It was quite an experience to be in a classroom in Otago Polytechnic with the power trio of Sue Bennett, Shirley Agostinho and Lori Lockyer along with a cluster of very obviously experienced curriculum developers and learning designers at #Ascillite2014 in Dunedin, NZ. The workshop, “Learning design techniques and tools,” was a hands-on session in which participants mined a selection of provided sharable learning designs to address learning design challenges of our own making by means of design sketches using a set of basic symbols and notations. After preliminaries, participants paired up for 20 minute design sprints and reported back an array of extremely interesting and creative design representations that addressed some fairly complex design problems.

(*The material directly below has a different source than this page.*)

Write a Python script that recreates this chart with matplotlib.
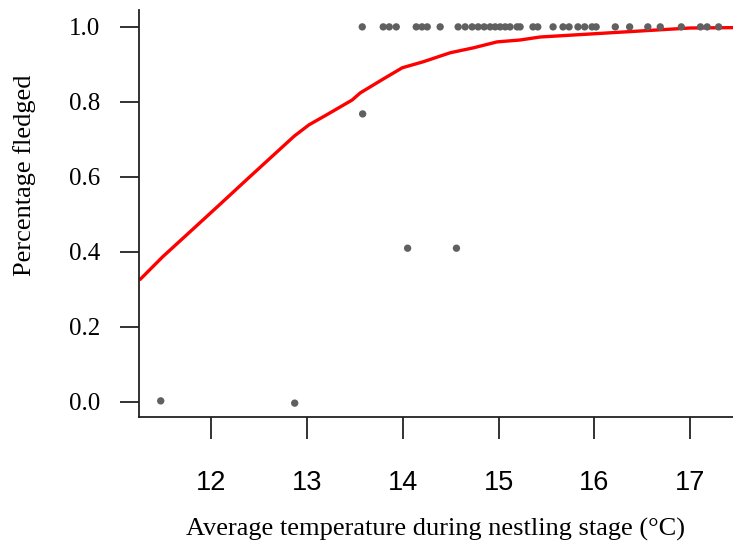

The history of learning designs as patterns that can be represented in some way and then shared with others either to copy or to use generatively as inspiration for new designs goes back to the early 2000s, when learning object enthusiasts started running into brick walls. I.e., these objects are pretty and all, but how do we string them together into meaningful sequences? And if learning objects are to be more than just simple media resources, how is their implicit learning design to be described using metadata? Many sharable learning design initiatives came and went over that period and it would take more than a quick blog post to recount those stories here. I think many of the initiatives became entangled in debates about learning design models and metadata, and in concurrent efforts to tie learning design representations to complex design tools including those that would produce digital learning pathways with runnable code, that simply weren’t sufficiently usable and nuanced to allow for the types of adaptations that are made when learning designers work generatively off others’ documented designs. A brief overview of learning design issues can be found in the Larnaca Declaration, which was promulgated in 2012. (While “Declaration” seems a little somber for a discussion on learning designs, I do love Larnaca and I can’t think of a better place to proclaim one.) One item in particular of note in the Declaration is the concept that learning designs themselves can (and do) become OERs for others to use repurpose.

Back to the workshop: I appreciated the simplicity of the sharable learning design concept as implemented in the session: low-tech tools used to spark collaboration and quick design sketches by experienced designers and developers. The process brings to the foreground a lot of interesting questions such as, Ok here’s an artifact created by learners – what now? Is it just a make-work project for points? Where does it go? Where and how could others use it? What activities do we build around it? What support is needed  and where would it come from? How is it connected with the bigger purpose of this learning event? Where are the gaps in this design?

Design sketch

Beyond the immediate design setting, I can also see how such design representations can be used to mentor novice instructional designers and faculty in the creative practice of learning design, expose how the various pieces need to interconnect, and provide a mechanism to consider and discuss which technologies may be most helpful in the implementation of the designs. With the design challenges facing educators engaged in emerging approaches and technologies, more than anything we need creative learning design methods and tools based on sharing and collaboration. And ideally, ones that are simple, intuitive, inspirational, lightweight, sharable and open.